The interest is, however, imposed in terms of section 39(1) of the VAT Act, and therefore the interest should also be remitted in terms of the provisions of the VAT Act and not in terms of the TAA.

Section 39(7)(a) of the VAT Act provided the Commissioner with a discretion to remit, in whole or in part, the interest imposed where the failure on the part of the vendor to pay the VAT amount timeously was due to circumstances beyond the vendor’s control. Section 39(7) of the VAT Act was repealed by schedule 1 to the TAA, with effect from 1 October 2012, but not to the extent to which it relates to interest, as provided for in Proclamation 51.

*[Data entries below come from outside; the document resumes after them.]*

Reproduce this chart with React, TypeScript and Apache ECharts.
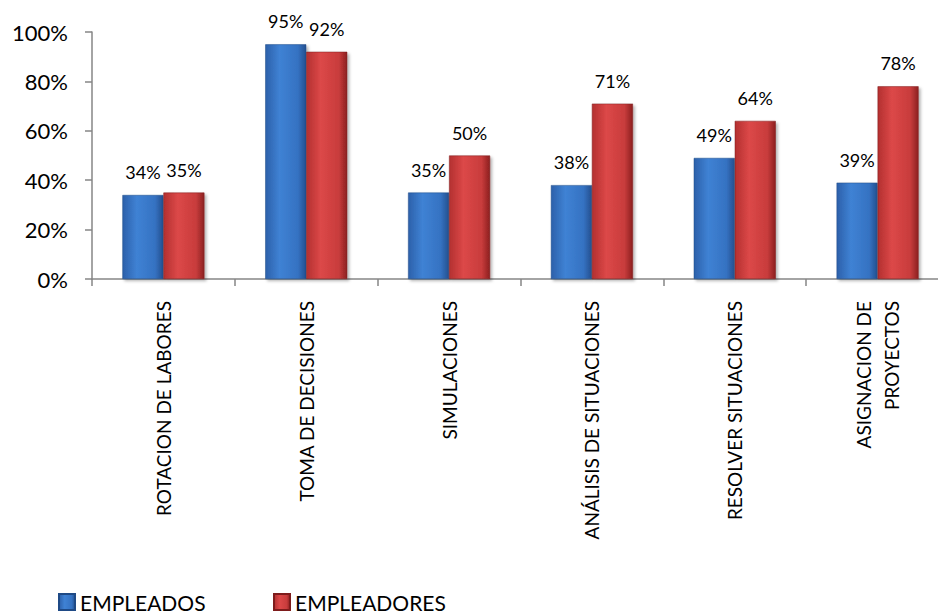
import React, { useEffect, useRef } from "react";
import * as echarts from "echarts";

const categories = [
  "ROTACION DE LABORES",
  "TOMA DE DECISIONES",
  "SIMULACIONES",
  "ANÁLISIS DE SITUACIONES",
  "RESOLVER SITUACIONES",
  "ASIGNACION DE\nPROYECTOS",
];
const empleados = [34, 95, 35, 38, 49, 39];
const empleadores = [35, 92, 50, 71, 64, 78];
const yTicks = [0, 20, 40, 60, 80, 100];

const FONT = "Lato, 'Open Sans', sans-serif";

function grad(c1: string, c2: string, c3: string, c4: string) {
  return new echarts.graphic.LinearGradient(0, 0, 1, 0, [
    { offset: 0, color: c1 },
    { offset: 0.35, color: c2 },
    { offset: 0.8, color: c3 },
    { offset: 1, color: c4 },
  ]);
}

export default function App() {
  const ref = useRef<HTMLDivElement>(null);
  useEffect(() => {
    if (!ref.current) return;
    const chart = echarts.init(ref.current, null, { renderer: "svg" });
    const blue = grad("#2c60aa", "#3f82d4", "#3572c2", "#24508f");
    const red = grad("#b33030", "#dc4848", "#c83c3c", "#8c2020");
    const labelStyle = {
      show: true,
      position: "top" as const,
      distance: 14,
      formatter: "{c}%",
      fontSize: 18,
      color: "#000",
      fontFamily: FONT,
    };
    const legendText = {
      fontSize: 21,
      lineHeight: 22,
      color: "#000",
      fontFamily: FONT,
    };
    chart.setOption({
      animation: false,
      grid: {
        left: 92,
        right: -11,
        top: 32,
        bottom: 337,
        containLabel: false,
        outerBoundsMode: "none",
      },
      legend: [
        {
          data: ["EMPLEADOS"],
          left: 58,
          top: 591,
          padding: 0,
          icon: "rect",
          itemWidth: 16,
          itemHeight: 16,
          textStyle: legendText,
        },
        {
          data: ["EMPLEADORES"],
          left: 273,
          top: 591,
          padding: 0,
          icon: "rect",
          itemWidth: 16,
          itemHeight: 16,
          textStyle: legendText,
        },
      ],
      xAxis: {
        type: "category",
        data: categories,
        axisLine: { lineStyle: { color: "#868686", width: 1.5 } },
        axisTick: { show: true, length: 7, lineStyle: { color: "#868686", width: 1.5 } },
        axisLabel: {
          rotate: 90,
          interval: 0,
          margin: 22,
          fontSize: 19,
          lineHeight: 28,
          color: "#000",
          fontFamily: FONT,
          align: "right",
        },
      },
      yAxis: {
        type: "value",
        min: yTicks[0],
        max: yTicks[yTicks.length - 1],
        interval: 20,
        axisLine: { show: true, lineStyle: { color: "#868686", width: 1.5 } },
        axisTick: { show: true, length: 7, lineStyle: { color: "#868686", width: 1.5 } },
        splitLine: { show: false },
        axisLabel: {
          formatter: "{value}%",
          fontSize: 22,
          margin: 24,
          color: "#000",
          fontFamily: FONT,
        },
      },
      series: [
        {
          name: "EMPLEADOS",
          type: "bar",
          data: empleados,
          barWidth: 41,
          barGap: "0%",
          itemStyle: {
            color: blue,
            borderColor: "#1f4a86",
            borderWidth: 0.5,
            shadowColor: "rgba(0,0,0,0.3)",
            shadowBlur: 3,
            shadowOffsetX: 2,
            shadowOffsetY: 2,
          },
          label: labelStyle,
        },
        {
          name: "EMPLEADORES",
          type: "bar",
          data: empleadores,
          barWidth: 41,
          barGap: "0%",
          itemStyle: {
            color: red,
            borderColor: "#7e1c1c",
            borderWidth: 0.5,
            shadowColor: "rgba(0,0,0,0.3)",
            shadowBlur: 3,
            shadowOffsetX: 2,
            shadowOffsetY: 2,
          },
          label: labelStyle,
        },
      ],
    });
    return () => chart.dispose();
  }, []);
  return <div ref={ref} style={{ width: 938, height: 616, position: "absolute", left: 0, top: 0 }} />;
}
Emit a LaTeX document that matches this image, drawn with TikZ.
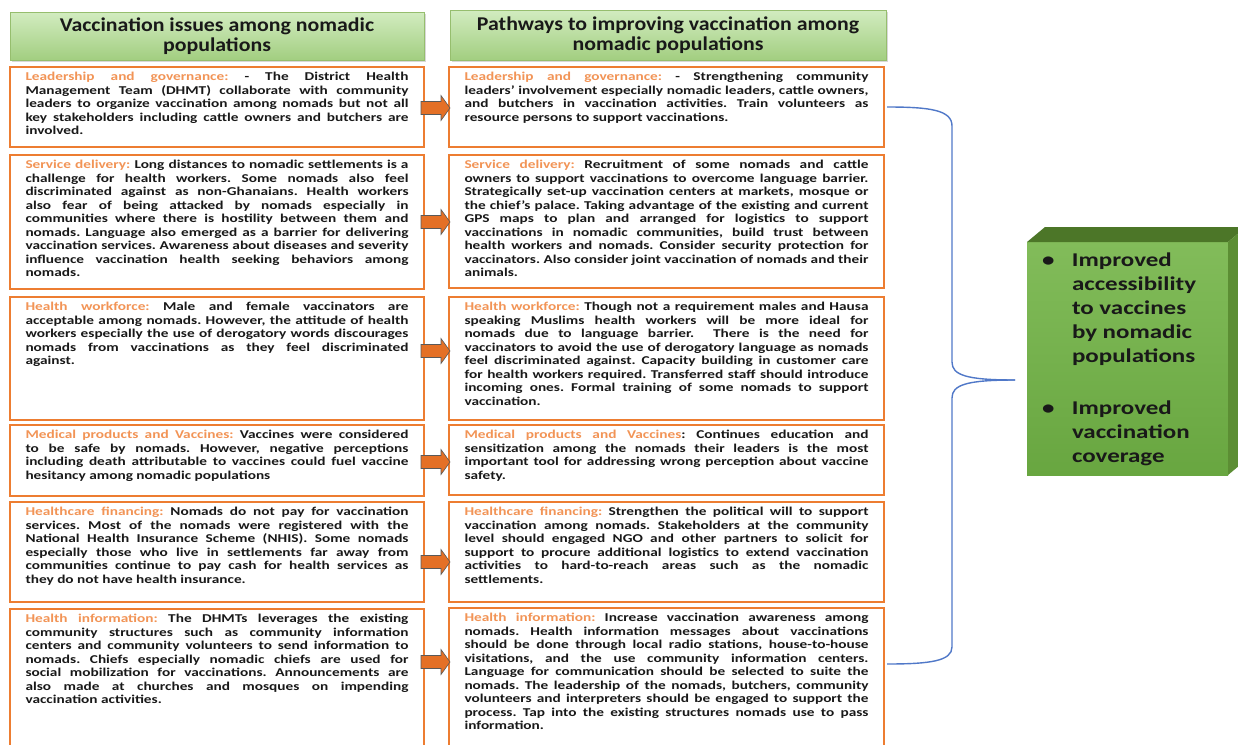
\documentclass[tikz,border=0pt]{standalone}
\usepackage{fontspec}
\setmainfont{Carlito}[FakeStretch=1.28]
\newfontfamily\bodyfont{Carlito}[FakeStretch=1.275]
\newfontfamily\hdfont{Carlito}[FakeStretch=1.12]
\usetikzlibrary{shadows,calc}
\hyphenpenalty=10000
\frenchspacing
\definecolor{boxor}{RGB}{237,125,49}
\definecolor{arrfill}{RGB}{228,112,38}
\definecolor{labor}{RGB}{242,148,86}
\definecolor{txt}{RGB}{25,25,25}
\definecolor{hdtop}{RGB}{210,236,192}
\definecolor{hdbot}{RGB}{162,206,128}
\definecolor{hddraw}{RGB}{150,190,110}
\definecolor{brc}{RGB}{80,120,200}
\definecolor{gfrontA}{RGB}{130,188,90}
\definecolor{gfrontB}{RGB}{104,166,64}
\definecolor{gtopc}{RGB}{76,118,40}
\definecolor{gsidec}{RGB}{92,142,52}
\newcommand\lab[1]{\textcolor{labor}{#1}}
\newcommand\blockarrow[3]{%
  \draw[orarrow] ($(#1.east|-0,#3)+(-3,-6.5)$) -- ($(#2.west|-0,#3)+(-8,-6.5)$)
    -- ($(#2.west|-0,#3)+(-8,-12.5)$) -- ($(#2.west|-0,#3)+(1,0)$)
    -- ($(#2.west|-0,#3)+(-8,12.5)$) -- ($(#2.west|-0,#3)+(-8,6.5)$)
    -- ($(#1.east|-0,#3)+(-3,6.5)$) -- cycle;}
\tikzset{
  every node/.style={inner sep=0pt, outer sep=0pt},
  hdr/.style={draw=hddraw, line width=0.8pt, top color=hdtop, bottom color=hdbot,
    font=\hdfont\fontsize{19.5}{20}\selectfont\bfseries, text=txt, align=center, anchor=north west,
    drop shadow={opacity=0.3, shadow xshift=1.5pt, shadow yshift=-2pt}},
  txtbox/.style={draw=boxor, line width=2pt, fill=white, inner xsep=15.5pt, inner ysep=5.5pt,
    anchor=north west, font=\bodyfont\fontsize{12}{13.5}\selectfont\bfseries, text=txt},
  orarrow/.style={fill=arrfill, draw=black!65, line width=0.6pt},
  bracestyle/.style={draw=brc, line width=1.4pt},
  gfront/.style={top color=gfrontA, bottom color=gfrontB, anchor=north west},
  outtext/.style={anchor=north west, font=\fontsize{19.5}{24}\selectfont\bfseries, text=txt},
}
\begin{document}
\begin{tikzpicture}[x=1pt,y=-1pt]
\useasboundingbox (0,0) rectangle (1238,744);
\fill[white] (0,0) rectangle (1238,744);

% headers
\node[hdr, minimum width=414pt, minimum height=48pt] (HL) at (10,12) {Vaccination issues among nomadic\\populations};
\node[hdr, minimum width=436pt, minimum height=50pt] (HR) at (450,10) {Pathways to improving vaccination among\\nomadic populations};

% left column
\node[txtbox] (L1) at (10,67) {\parbox[t][69pt][t]{383pt}{\lab{Leadership and governance:} - The District Health\linebreak Management Team (DHMT) collaborate with community\linebreak leaders to organize vaccination among nomads but not all\linebreak key stakeholders including cattle owners and butchers are\linebreak involved.}};
\node[txtbox] (L2) at (10,155) {\parbox[t][123pt][t]{383pt}{\lab{Service delivery:} Long distances to nomadic settlements is a\linebreak challenge for health workers. Some nomads also feel\linebreak discriminated against as non-Ghanaians. Health workers\linebreak also fear of being attacked by nomads especially in\linebreak communities where there is hostility between them and\linebreak nomads. Language also emerged as a barrier for delivering\linebreak vaccination services. Awareness about diseases and severity\linebreak influence vaccination health seeking behaviors among\linebreak nomads.}};
\node[txtbox] (L3) at (10,297) {\parbox[t][112pt][t]{383pt}{\lab{Health workforce:} Male and female vaccinators are\linebreak acceptable among nomads. However, the attitude of health\linebreak workers especially the use of derogatory words discourages\linebreak nomads from vaccinations as they feel discriminated\linebreak against.}};
\node[txtbox] (L4) at (10,425) {\parbox[t][60pt][t]{383pt}{\lab{Medical products and Vaccines:} Vaccines were considered\linebreak to be safe by nomads. However, negative perceptions\linebreak including death attributable to vaccines could fuel vaccine\linebreak hesitancy among nomadic populations}};
\node[txtbox] (L5) at (10,502) {\parbox[t][89pt][t]{383pt}{\lab{Healthcare financing:} Nomads do not pay for vaccination\linebreak services. Most of the nomads were registered with the\linebreak National Health Insurance Scheme (NHIS). Some nomads\linebreak especially those who live in settlements far away from\linebreak communities continue to pay cash for health services as\linebreak they do not have health insurance.}};
\node[txtbox] (L6) at (10,609) {\parbox[t][130pt][t]{383pt}{\lab{Health information:} The DHMTs leverages the existing\linebreak community structures such as community information\linebreak centers and community volunteers to send information to\linebreak nomads. Chiefs especially nomadic chiefs are used for\linebreak social mobilization for vaccinations. Announcements are\linebreak also made at churches and mosques on impending\linebreak vaccination activities.}};

% right column
\node[txtbox] (R1) at (449,67) {\parbox[t][69pt][t]{404pt}{\lab{Leadership and governance:} - Strengthening community\linebreak leaders’ involvement especially nomadic leaders, cattle owners,\linebreak and butchers in vaccination activities. Train volunteers as\linebreak resource persons to support vaccinations.}};
\node[txtbox] (R2) at (449,155) {\parbox[t][122pt][t]{404pt}{\lab{Service delivery:} Recruitment of some nomads and cattle\linebreak owners to support vaccinations to overcome language barrier.\linebreak Strategically set-up vaccination centers at markets, mosque or\linebreak the chief’s palace. Taking advantage of the existing and current\linebreak GPS maps to plan and arranged for logistics to support\linebreak vaccinations in nomadic communities, build trust between\linebreak health workers and nomads. Consider security protection for\linebreak vaccinators. Also consider joint vaccination of nomads and their\linebreak animals.}};
\node[txtbox] (R3) at (449,297) {\parbox[t][112pt][t]{404pt}{\lab{Health workforce:} Though not a requirement males and Hausa\linebreak speaking Muslims health workers will be more ideal for\linebreak nomads due to language barrier. \ There is the need for\linebreak vaccinators to avoid the use of derogatory language as nomads\linebreak feel discriminated against. Capacity building in customer care\linebreak for health workers required. Transferred staff should introduce\linebreak incoming ones. Formal training of some nomads to support\linebreak vaccination.}};
\node[txtbox] (R4) at (449,425) {\parbox[t][59pt][t]{404pt}{\lab{Medical products and Vaccines}: Continues education and\linebreak sensitization among the nomads their leaders is the most\linebreak important tool for addressing wrong perception about vaccine\linebreak safety.}};
\node[txtbox] (R5) at (449,502) {\parbox[t][89pt][t]{404pt}{\lab{Healthcare financing:} Strengthen the political will to support\linebreak vaccination among nomads. Stakeholders at the community\linebreak level should engaged NGO and other partners to solicit for\linebreak support to procure additional logistics to extend vaccination\linebreak activities to hard-to-reach areas such as the nomadic\linebreak settlements.}};
\node[txtbox] (R6) at (449,608) {\parbox[t][131pt][t]{404pt}{\lab{Health information:} Increase vaccination awareness among\linebreak nomads. Health information messages about vaccinations\linebreak should be done through local radio stations, house-to-house\linebreak visitations, and the use community information centers.\linebreak Language for communication should be selected to suite the\linebreak nomads. The leadership of the nomads, butchers, community\linebreak volunteers and interpreters should be engaged to support the\linebreak process. Tap into the existing structures nomads use to pass\linebreak information.}};

% arrows
\blockarrow{L1}{R1}{108}
\blockarrow{L2}{R2}{222}
\blockarrow{L3}{R3}{351}
\blockarrow{L4}{R4}{462}
\blockarrow{L5}{R5}{562}
\blockarrow{L6}{R6}{662}

% outcome box (3D)
\node[gfront, minimum width=201pt, minimum height=233pt] (out) at (1027,242) {};
\fill[gtopc] (out.north west) -- ($(out.north west)+(18,-15)$) -- ($(out.north east)+(18,-15)$) -- (out.north east) -- cycle;
\fill[gsidec] (out.north east) -- ($(out.north east)+(18,-15)$) -- ($(out.south east)+(18,-15)$) -- (out.south east) -- cycle;
\node[outtext] (outtxt) at (1042,250) {\begin{tabular}{@{}p{30pt}@{}l@{}}
\textbullet & Improved\\
 & accessibility\\
 & to vaccines\\
 & by nomadic\\
 & populations\\[28pt]
\textbullet & Improved\\
 & vaccination\\
 & coverage
\end{tabular}};

% brace
\coordinate (bt) at (887,107);
\coordinate (bp) at (1015,380);
\coordinate (bb) at (887,664);
\draw[bracestyle] (bt) .. controls (930,107) and (952,110) .. (952,126) -- (952,362) .. controls (952,375) and (966,380) .. (bp);
\draw[bracestyle] (bp) .. controls (966,380) and (952,385) .. (952,398) -- (952,647) .. controls (952,661) and (930,664) .. (bb);
\end{tikzpicture}
\end{document}
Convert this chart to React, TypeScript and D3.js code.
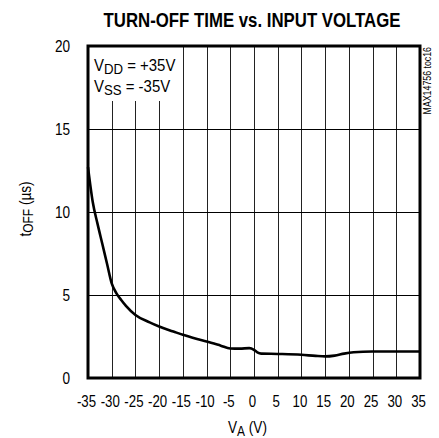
import React, { useEffect, useRef } from 'react';
import * as d3 from 'd3';

const xTicks = [-35, -30, -25, -20, -15, -10, -5, 0, 5, 10, 15, 20, 25, 30, 35];
const yTicks = [0, 5, 10, 15, 20];
const curveV = [-35, -34, -33, -32, -31, -30, -29, -28, -27, -25, -22, -20, -17, -15, -12, -10, -7, -5, -3, -1, 0, 0.7, 1.5, 5, 10, 13, 15, 17, 19, 21, 25, 30, 35];
const curveT = [12.7, 10.6, 9.3, 8.1, 6.9, 5.7, 5.1, 4.7, 4.35, 3.8, 3.35, 3.1, 2.8, 2.6, 2.35, 2.2, 1.95, 1.78, 1.77, 1.8, 1.7, 1.55, 1.47, 1.45, 1.4, 1.33, 1.3, 1.35, 1.47, 1.55, 1.6, 1.6, 1.6];

const font = "'Liberation Sans', Arial, sans-serif";
const narrow = 0.8;

const App: React.FC = () => {
  const ref = useRef<SVGSVGElement>(null);

  useEffect(() => {
    if (!ref.current) return;
    const svg = d3.select(ref.current);
    svg.selectAll('*').remove();

    const left = 88, right = 420, top = 46, bottom = 378;
    const x = d3.scaleLinear().domain([-35, 35]).range([left, right]);
    const y = d3.scaleLinear().domain([0, 20]).range([bottom, top]);

    // condensed text helper: Arial Narrow look from Liberation Sans
    const txt = (g: any, px: number, py: number, size: number, sx: number, anchor = 'start', rot = 0) =>
      g.append('text')
        .attr('transform', `translate(${px},${py}) rotate(${rot}) scale(${sx},1)`)
        .attr('font-family', font)
        .attr('font-size', size)
        .attr('text-anchor', anchor)
        .attr('fill', '#000');

    // grid
    const grid = svg.append('g');
    grid.selectAll('line.v')
      .data(xTicks.slice(1, -1))
      .enter().append('line')
      .attr('x1', d => Math.round(x(d)) + 0.5).attr('x2', d => Math.round(x(d)) + 0.5)
      .attr('y1', top).attr('y2', bottom)
      .attr('stroke', '#222').attr('stroke-width', 1);
    grid.selectAll('line.h')
      .data(yTicks.slice(1, -1))
      .enter().append('line')
      .attr('x1', left).attr('x2', right)
      .attr('y1', d => Math.round(y(d)) + 0.5).attr('y2', d => Math.round(y(d)) + 0.5)
      .attr('stroke', '#000').attr('stroke-width', 1);

    // legend box covering grid
    svg.append('rect')
      .attr('x', left + 1).attr('y', top + 1)
      .attr('width', 92).attr('height', 54)
      .attr('fill', '#fff');

    const t1 = txt(svg, 94, 71, 17, 0.88);
    t1.append('tspan').text('V');
    t1.append('tspan').attr('font-size', 15).attr('dy', 2.5).text('DD');
    t1.append('tspan').attr('dy', -2.5).text(' = +35V');
    const t2 = txt(svg, 94, 92, 17, 0.88);
    t2.append('tspan').text('V');
    t2.append('tspan').attr('font-size', 15).attr('dy', 3).text('SS');
    t2.append('tspan').attr('dy', -3).text(' = -35V');

    // curve
    const pts = curveV.map((v, i) => [v, curveT[i]] as [number, number]);
    const line = d3.line<[number, number]>()
      .x(d => x(d[0])).y(d => y(d[1]))
      .curve(d3.curveMonotoneX);
    svg.append('path')
      .attr('d', line(pts) || '')
      .attr('fill', 'none')
      .attr('stroke', '#000')
      .attr('stroke-width', 2.6)
      .attr('stroke-linejoin', 'round');

    // frame
    svg.append('rect')
      .attr('x', left).attr('y', top)
      .attr('width', right - left).attr('height', bottom - top)
      .attr('fill', 'none').attr('stroke', '#000').attr('stroke-width', 3);

    // tick labels
    xTicks.forEach(d => txt(svg, x(d) - 1.5, 407, 17, 0.78, 'middle').text(String(d)));
    yTicks.forEach(d => txt(svg, 70, y(d) + 6, 17, narrow, 'end').text(String(d)));

    // axis titles
    const xt = txt(svg, 228, 433, 17, narrow);
    xt.append('tspan').text('V');
    xt.append('tspan').attr('font-size', 15).attr('dy', 3).text('A');
    xt.append('tspan').attr('dy', -3).text('  (V)');

    const yt = txt(svg, 31, 209, 17, narrow, 'middle', -90);
    yt.append('tspan').text('t');
    yt.append('tspan').attr('font-size', 15).attr('dy', 2).text('OFF');
    yt.append('tspan').attr('dy', -2).text(' (µs)');

    txt(svg, 252, 27, 21, narrow, 'middle')
      .attr('font-weight', 'bold')
      .text('TURN-OFF TIME vs. INPUT VOLTAGE');

    txt(svg, 431, 47, 10, 0.88, 'end', -90)
      .text('MAX14756 toc16');
  }, []);

  return (
    <svg ref={ref} width={439} height={438}
      style={{ position: 'absolute', left: 0, top: 0, background: '#fff' }} />
  );
};

export default App;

The term “circumstances beyond the control” is not defined or explained in the VAT Act. SARS issued VAT Interpretation Note 61 on 29 March 2011, in which it considered such circumstances to be generally those that are external, unforeseeable, unavoidable or in the nature of an emergency, such as an accident, disaster or illness which resulted in the person being unable to make payment of VAT when due. The Interpretation Note also sets out the procedure that should be followed for the interest to be remitted.

Interest is levied on late tax payments to prevent vendors from delaying the payments of tax to the detriment of the State, and to ensure that it is compensated for the use of money due to the State. It is for this reason that the discretion of SARS to remit interest imposed is limited to circumstances where the taxpayer had no control over the failure to pay the VAT when it became due. However, it often happens under the VAT system that a late payment of VAT that was not charged by a vendor does not give rise to any prejudice to the State due to the fact that such payment, if charged, would have qualified as input tax by another vendor. In these circumstances, the vendor remains liable for interest at the prescribed rate when its VAT position is regularised, but SARS does not have any discretion to remit the interest even though there was clearly no loss to the State. 

The lack of discretion for SARS to remit the interest in these circumstances often serves as a deterrent for taxpayers to regularise VAT accounting errors.